Je distingue volontiers les écritures de Jephan des célèbres « logogrammes » de Christian Dotremont. Tous deux ont réalisé un « duo » en 1992 au château Malou à Bruxelles, mais le parcours de Dotremont est un peu différent : il nous passionne quand il cherche dans l’écriture un équivalent de la peinture. Il déclare vouloir « exagérer la naturelle liberté de l’écriture » et il confectionne donc des « dessins de mots ». À partir de ses séjours en Laponie, les traces rêveuses des traîneaux sur la neige ou sur la glace le fascinent. Alors les lettres, les chiffres et la ponctuation deviennent des éléments « distordus, dynamisés, rendus méconnaissables », comme le dira l’artiste, initiateur essentiel du mouvement Cobra. Mais ce qui me surprend, c’est que Christian Dotremont assortit souvent ses logogrammes, ses logoneiges et ses logoglaces d’un texte qui en est comme la traduction. Serait-ce pour montrer jusqu’où peut aller la spontanéité ? La « révolution » qu’il propose ne vise-t-elle pas à substituer un ordre plastique à un ordre linguistique ? Mais alors, pourquoi revenir à cet ordre linguistique ? Et pourquoi le signe devrait-il finalement se résorber dans un mot ? Je suis gêné par ce retour soudain à la signification quand, pour moi, c’est l’absence de sens qui crée une frustration agissante. Cet univers de signes me fait penser aux « Mouvements » d’Henri Michaux. Dans ses recueils poétiques, celui-ci n’a de cesse de clamer le primat de la peinture qui permet à l’artiste de commencer son œuvre là où il veut – et pas seulement en haut et de gauche à droite. Jephan participe de cet idéal de liberté.

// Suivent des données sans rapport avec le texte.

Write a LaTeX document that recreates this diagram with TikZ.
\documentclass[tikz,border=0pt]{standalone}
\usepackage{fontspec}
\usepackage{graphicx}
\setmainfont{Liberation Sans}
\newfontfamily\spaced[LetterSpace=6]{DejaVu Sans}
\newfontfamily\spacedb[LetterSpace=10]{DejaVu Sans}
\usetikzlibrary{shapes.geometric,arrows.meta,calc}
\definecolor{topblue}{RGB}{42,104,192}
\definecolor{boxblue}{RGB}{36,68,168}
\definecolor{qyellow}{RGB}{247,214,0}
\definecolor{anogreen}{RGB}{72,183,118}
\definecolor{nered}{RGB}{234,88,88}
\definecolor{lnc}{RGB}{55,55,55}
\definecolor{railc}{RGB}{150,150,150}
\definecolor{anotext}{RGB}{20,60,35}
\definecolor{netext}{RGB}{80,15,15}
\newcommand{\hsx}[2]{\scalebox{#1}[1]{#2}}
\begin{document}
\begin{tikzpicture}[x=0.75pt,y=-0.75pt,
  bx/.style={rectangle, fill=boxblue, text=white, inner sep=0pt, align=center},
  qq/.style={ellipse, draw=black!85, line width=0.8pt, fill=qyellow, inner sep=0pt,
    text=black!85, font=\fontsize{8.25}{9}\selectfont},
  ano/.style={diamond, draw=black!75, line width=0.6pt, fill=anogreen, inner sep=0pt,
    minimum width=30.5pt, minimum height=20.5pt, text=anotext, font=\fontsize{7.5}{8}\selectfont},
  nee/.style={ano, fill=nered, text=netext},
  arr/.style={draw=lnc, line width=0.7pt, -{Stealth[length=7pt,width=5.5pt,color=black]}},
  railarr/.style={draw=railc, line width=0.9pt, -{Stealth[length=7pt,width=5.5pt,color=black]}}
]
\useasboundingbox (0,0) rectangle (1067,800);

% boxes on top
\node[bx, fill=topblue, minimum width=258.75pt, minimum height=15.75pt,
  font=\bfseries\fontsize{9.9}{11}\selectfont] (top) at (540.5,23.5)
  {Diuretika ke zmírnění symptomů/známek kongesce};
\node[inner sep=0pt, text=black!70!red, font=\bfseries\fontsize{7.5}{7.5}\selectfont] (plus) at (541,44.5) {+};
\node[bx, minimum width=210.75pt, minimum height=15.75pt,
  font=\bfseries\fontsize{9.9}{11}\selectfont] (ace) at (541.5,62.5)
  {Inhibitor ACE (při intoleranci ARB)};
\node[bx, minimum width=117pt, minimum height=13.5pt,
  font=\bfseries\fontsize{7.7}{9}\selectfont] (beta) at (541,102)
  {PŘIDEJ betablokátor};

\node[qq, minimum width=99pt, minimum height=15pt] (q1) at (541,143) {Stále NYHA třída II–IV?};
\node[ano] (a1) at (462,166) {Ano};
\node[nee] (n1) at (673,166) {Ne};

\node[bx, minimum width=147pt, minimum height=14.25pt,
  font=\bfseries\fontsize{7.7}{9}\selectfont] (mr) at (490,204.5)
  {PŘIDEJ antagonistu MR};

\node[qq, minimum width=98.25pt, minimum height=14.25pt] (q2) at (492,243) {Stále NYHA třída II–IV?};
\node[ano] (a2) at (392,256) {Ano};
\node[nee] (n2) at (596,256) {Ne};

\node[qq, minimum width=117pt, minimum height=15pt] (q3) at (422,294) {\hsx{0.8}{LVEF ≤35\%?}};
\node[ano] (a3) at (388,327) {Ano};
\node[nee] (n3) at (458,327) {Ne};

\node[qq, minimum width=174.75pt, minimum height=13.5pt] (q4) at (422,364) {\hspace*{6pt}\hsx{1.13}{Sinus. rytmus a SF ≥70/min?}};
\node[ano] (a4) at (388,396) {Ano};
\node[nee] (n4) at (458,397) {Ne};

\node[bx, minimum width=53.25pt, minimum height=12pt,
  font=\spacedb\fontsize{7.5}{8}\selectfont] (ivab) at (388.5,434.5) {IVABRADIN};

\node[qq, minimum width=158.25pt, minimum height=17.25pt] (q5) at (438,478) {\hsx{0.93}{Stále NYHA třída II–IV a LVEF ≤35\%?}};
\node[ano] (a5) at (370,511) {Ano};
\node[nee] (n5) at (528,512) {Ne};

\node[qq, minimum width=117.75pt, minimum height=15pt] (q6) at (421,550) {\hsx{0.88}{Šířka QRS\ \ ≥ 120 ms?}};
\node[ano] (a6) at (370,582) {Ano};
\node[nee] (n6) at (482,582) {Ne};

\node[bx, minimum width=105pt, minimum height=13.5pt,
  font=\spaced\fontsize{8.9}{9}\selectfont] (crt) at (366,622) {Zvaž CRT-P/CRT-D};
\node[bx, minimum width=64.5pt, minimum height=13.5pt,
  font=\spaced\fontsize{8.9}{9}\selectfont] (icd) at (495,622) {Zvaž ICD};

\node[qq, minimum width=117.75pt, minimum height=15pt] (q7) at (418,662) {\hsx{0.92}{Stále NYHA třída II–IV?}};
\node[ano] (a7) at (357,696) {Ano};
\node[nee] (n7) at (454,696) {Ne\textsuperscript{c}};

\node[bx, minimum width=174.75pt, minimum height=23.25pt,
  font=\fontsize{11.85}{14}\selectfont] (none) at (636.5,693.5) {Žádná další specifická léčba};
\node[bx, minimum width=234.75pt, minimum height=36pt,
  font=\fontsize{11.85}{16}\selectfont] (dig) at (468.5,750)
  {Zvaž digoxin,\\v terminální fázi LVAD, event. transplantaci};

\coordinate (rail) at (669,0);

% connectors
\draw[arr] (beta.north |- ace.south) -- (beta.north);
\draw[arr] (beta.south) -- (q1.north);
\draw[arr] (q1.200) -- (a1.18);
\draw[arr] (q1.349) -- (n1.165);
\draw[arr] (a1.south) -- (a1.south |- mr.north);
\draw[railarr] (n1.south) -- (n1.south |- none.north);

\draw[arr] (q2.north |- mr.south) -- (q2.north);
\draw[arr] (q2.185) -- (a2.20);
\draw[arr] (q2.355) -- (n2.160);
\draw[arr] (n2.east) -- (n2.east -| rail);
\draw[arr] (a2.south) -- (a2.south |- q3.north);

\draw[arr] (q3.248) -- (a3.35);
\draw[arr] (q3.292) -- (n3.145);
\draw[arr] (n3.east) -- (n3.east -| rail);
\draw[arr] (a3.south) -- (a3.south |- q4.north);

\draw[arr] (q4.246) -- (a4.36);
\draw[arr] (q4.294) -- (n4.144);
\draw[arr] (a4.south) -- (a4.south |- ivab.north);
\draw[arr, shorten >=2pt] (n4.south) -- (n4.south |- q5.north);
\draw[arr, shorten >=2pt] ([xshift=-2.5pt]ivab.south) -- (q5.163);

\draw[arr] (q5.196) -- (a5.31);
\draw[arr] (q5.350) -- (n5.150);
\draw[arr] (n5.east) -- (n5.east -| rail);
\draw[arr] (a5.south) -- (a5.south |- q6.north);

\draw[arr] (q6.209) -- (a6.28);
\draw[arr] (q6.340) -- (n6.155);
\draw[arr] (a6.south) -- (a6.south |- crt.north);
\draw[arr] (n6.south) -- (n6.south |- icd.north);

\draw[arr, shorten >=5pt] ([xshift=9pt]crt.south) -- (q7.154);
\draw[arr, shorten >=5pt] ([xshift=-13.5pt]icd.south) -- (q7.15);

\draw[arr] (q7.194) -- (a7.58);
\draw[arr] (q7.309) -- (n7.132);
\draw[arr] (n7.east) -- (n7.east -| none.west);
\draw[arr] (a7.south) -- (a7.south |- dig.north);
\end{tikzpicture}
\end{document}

Jephan de Villiers et Michel Butor, Notes sur une civilisation furtive, 2003-2004, Éditions Collection de Mémoire, 28 pages.

Jephan de Villiers et Michel Butor, Notes sur une civilisation furtive, 2003-2004, Éditions Collection de Mémoire, 28 pages. © Jephan de Villiers

Les mots s’envolent

Alors, les mots s’envolent et deviennent de libres signes comme ces assemblées d’oiseaux qui ont l’art d’imprimer dans le ciel les vertus de la vitesse et de la danse. Ces signes ailés sont « les témoins d’une catastrophe si violente que seul leur silence peut la dire. Ils sont les revenants de ce monde qui se vantait d’avoir inventé des technologies libératrices, mais qui n’a servi que les puissants et finit dans la barbarie en exterminant le langage et la pensée » (Bernard Noël in Jephan de Villiers, Prisme Éditions, p. 35). Les mots ne risquent-ils pas d’être ceux que le monde médiatique et les réseaux sociaux nous imposent et dont ils criblent nos cerveaux ? Ces mots ne doivent, dès lors, plus être appréhendés comme des signes chargés de mystère mais comme la prolifération de discours qui nous déboussolent et opèrent une sorte de « castration mentale ». Autre grand poète requis par l’œuvre de Jephan, Michel Butor discerne, lui, des « alphabets en dérive », des « sources d’encre » qui dressent « des bannières et des banderoles indéchiffrables ». Les hommes et les animaux (spécialement les ours) restent stupéfaits et bouche bée devant ces flots et ces vagues de signes qui nous éloignent des « savoirs anciens » et des « vieilles prophéties » et qui nous projettent dans un « nouveau langage qui servira peut-être pour les enfants de nos enfants » (Jephan de Villiers, Prisme Éditions, 2021, p. 157). Les écritures de Jephan peuvent s’entendre de façon contrastée et même contradictoire. C’est leur charme et leur inquiétante étrangeté. Elles traduisent notre destin érigé au-delà des significations simplistes et dans le trouble de ce que Rimbaud appelle notre « inhabileté fatale ».